You start: "Let $m_1,m_2,m_3,\dots$ be $B$'s (respectively) greatest element, second greatest element, third greatest element etc(the list could also be finite, or even empty if B does not have a greatest element). I claim that the set $B\setminus \{m_1,m_2,.\dots\}$ is empty."

Suppose that the set $B$ consists of all these numbers:

$$1, \dots, 1+\frac{1}{n}, 1+\frac{1}{n-1}, \dots, 1+\frac{1}{3}, 1+\frac{1}{2}$$ together with all of these

$$\frac12, \dots, \frac12+\frac{1}{n}, \frac12+\frac{1}{n-1}, \dots, \frac12+\frac{1}{3} $$

etc. if you want more.

Your argument does not work because the point $s$ that you claim exists is not an accumulation point of the new set $C$, so you cannot find that many values of $c$ in your set $C$ close to $s$.

Specifically: your list from largest down would be $$1+\frac{1}{2}, 1+\frac{1}{3}, 1+\frac{1}{4}, \dots $$ and would not end.

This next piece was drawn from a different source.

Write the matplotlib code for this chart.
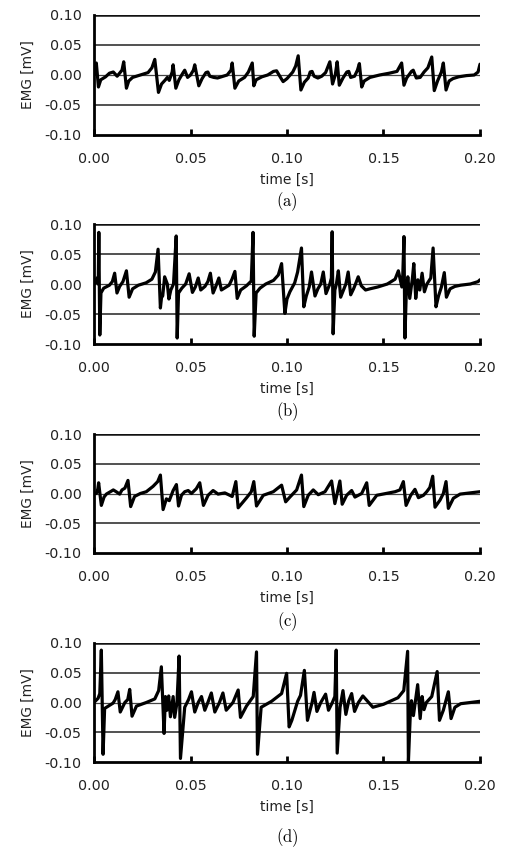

So you would be left with $C$ (which is $B$ minus your list) and that contains the number $1$ so $s=1$. There does not exist a number $c_1$ with $s -\epsilon_1 <c_1< \dots$, etc.

There are simpler ideas to prove this, but let's go with your idea. You just want a positive number that is an accumulation point of $B$. But any set $B$ has a countable number of isolated points only. If there is no positive accumulation point then the set is countable. I think that is your proof. Is it?

For a nontopological, simply arithmetic proof, write the sequence of sets $$B_n=\left\{b\in B: b>\frac1n\right\}$$ and show each is finite.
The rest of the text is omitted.